▸ **Source excerpt**:
— Start —
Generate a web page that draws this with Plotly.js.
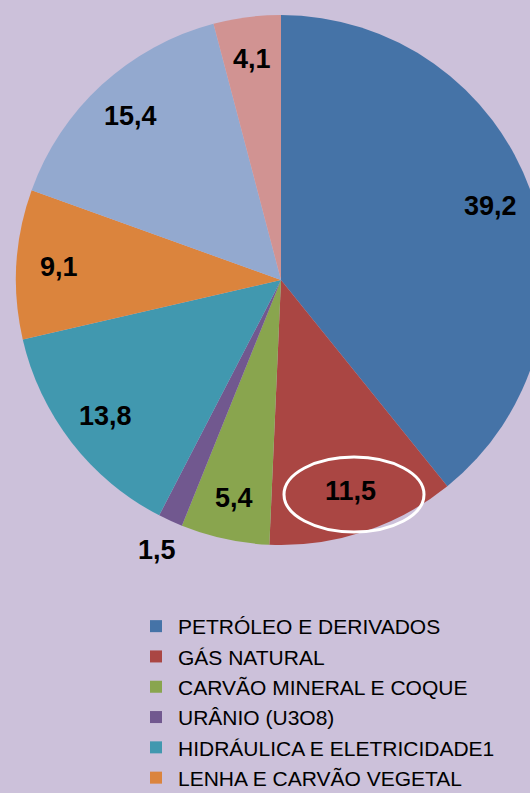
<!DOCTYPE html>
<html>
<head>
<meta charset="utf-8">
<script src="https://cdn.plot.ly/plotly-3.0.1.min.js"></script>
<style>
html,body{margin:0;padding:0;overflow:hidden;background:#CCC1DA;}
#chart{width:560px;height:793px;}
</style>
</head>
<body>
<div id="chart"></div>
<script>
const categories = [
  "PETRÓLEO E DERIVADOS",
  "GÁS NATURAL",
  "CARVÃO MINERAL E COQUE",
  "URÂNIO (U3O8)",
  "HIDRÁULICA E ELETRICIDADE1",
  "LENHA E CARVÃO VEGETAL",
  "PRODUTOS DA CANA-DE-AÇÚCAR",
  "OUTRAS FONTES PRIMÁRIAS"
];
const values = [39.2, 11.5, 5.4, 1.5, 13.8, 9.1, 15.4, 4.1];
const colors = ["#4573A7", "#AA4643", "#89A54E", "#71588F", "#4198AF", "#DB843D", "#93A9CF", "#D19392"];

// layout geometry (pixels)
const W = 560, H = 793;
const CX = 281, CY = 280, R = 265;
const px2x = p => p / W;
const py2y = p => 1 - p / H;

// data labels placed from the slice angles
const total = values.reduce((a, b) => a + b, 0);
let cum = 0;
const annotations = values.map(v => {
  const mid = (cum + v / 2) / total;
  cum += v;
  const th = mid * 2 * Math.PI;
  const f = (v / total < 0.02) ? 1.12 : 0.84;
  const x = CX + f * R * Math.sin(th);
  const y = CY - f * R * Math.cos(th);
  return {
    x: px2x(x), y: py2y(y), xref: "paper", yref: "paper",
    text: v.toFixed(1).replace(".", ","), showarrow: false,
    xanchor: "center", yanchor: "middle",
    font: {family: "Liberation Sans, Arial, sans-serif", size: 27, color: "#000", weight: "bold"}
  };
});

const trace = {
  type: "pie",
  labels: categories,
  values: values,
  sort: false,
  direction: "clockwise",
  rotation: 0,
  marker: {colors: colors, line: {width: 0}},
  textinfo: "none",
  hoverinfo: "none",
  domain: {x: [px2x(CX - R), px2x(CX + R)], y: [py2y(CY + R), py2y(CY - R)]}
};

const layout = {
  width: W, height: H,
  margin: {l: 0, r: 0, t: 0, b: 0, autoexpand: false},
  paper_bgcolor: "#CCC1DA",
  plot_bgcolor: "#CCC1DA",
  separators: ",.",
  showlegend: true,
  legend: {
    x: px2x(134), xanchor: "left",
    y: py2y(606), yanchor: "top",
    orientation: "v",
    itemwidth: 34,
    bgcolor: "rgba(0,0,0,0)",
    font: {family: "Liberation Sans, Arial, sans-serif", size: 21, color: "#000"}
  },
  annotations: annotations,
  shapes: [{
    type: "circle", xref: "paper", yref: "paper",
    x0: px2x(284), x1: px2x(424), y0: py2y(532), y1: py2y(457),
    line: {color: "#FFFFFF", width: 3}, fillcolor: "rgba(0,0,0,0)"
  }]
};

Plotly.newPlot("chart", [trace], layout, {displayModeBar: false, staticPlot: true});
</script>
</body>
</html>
— End —
▸ **What to do**:
Are you able to set down all the lines above exactly, without any pictures?

▸ **Final result**:
Generate a web page that draws this with Plotly.js.
<!DOCTYPE html>
<html>
<head>
<meta charset="utf-8">
<script src="https://cdn.plot.ly/plotly-3.0.1.min.js"></script>
<style>
html,body{margin:0;padding:0;overflow:hidden;background:#CCC1DA;}
#chart{width:560px;height:793px;}
</style>
</head>
<body>
<div id="chart"></div>
<script>
const categories = [
  "PETRÓLEO E DERIVADOS",
  "GÁS NATURAL",
  "CARVÃO MINERAL E COQUE",
  "URÂNIO (U3O8)",
  "HIDRÁULICA E ELETRICIDADE1",
  "LENHA E CARVÃO VEGETAL",
  "PRODUTOS DA CANA-DE-AÇÚCAR",
  "OUTRAS FONTES PRIMÁRIAS"
];
const values = [39.2, 11.5, 5.4, 1.5, 13.8, 9.1, 15.4, 4.1];
const colors = ["#4573A7", "#AA4643", "#89A54E", "#71588F", "#4198AF", "#DB843D", "#93A9CF", "#D19392"];

// layout geometry (pixels)
const W = 560, H = 793;
const CX = 281, CY = 280, R = 265;
const px2x = p => p / W;
const py2y = p => 1 - p / H;

// data labels placed from the slice angles
const total = values.reduce((a, b) => a + b, 0);
let cum = 0;
const annotations = values.map(v => {
  const mid = (cum + v / 2) / total;
  cum += v;
  const th = mid * 2 * Math.PI;
  const f = (v / total < 0.02) ? 1.12 : 0.84;
  const x = CX + f * R * Math.sin(th);
  const y = CY - f * R * Math.cos(th);
  return {
    x: px2x(x), y: py2y(y), xref: "paper", yref: "paper",
    text: v.toFixed(1).replace(".", ","), showarrow: false,
    xanchor: "center", yanchor: "middle",
    font: {family: "Liberation Sans, Arial, sans-serif", size: 27, color: "#000", weight: "bold"}
  };
});

const trace = {
  type: "pie",
  labels: categories,
  values: values,
  sort: false,
  direction: "clockwise",
  rotation: 0,
  marker: {colors: colors, line: {width: 0}},
  textinfo: "none",
  hoverinfo: "none",
  domain: {x: [px2x(CX - R), px2x(CX + R)], y: [py2y(CY + R), py2y(CY - R)]}
};

const layout = {
  width: W, height: H,
  margin: {l: 0, r: 0, t: 0, b: 0, autoexpand: false},
  paper_bgcolor: "#CCC1DA",
  plot_bgcolor: "#CCC1DA",
  separators: ",.",
  showlegend: true,
  legend: {
    x: px2x(134), xanchor: "left",
    y: py2y(606), yanchor: "top",
    orientation: "v",
    itemwidth: 34,
    bgcolor: "rgba(0,0,0,0)",
    font: {family: "Liberation Sans, Arial, sans-serif", size: 21, color: "#000"}
  },
  annotations: annotations,
  shapes: [{
    type: "circle", xref: "paper", yref: "paper",
    x0: px2x(284), x1: px2x(424), y0: py2y(532), y1: py2y(457),
    line: {color: "#FFFFFF", width: 3}, fillcolor: "rgba(0,0,0,0)"
  }]
};

Plotly.newPlot("chart", [trace], layout, {displayModeBar: false, staticPlot: true});
</script>
</body>
</html>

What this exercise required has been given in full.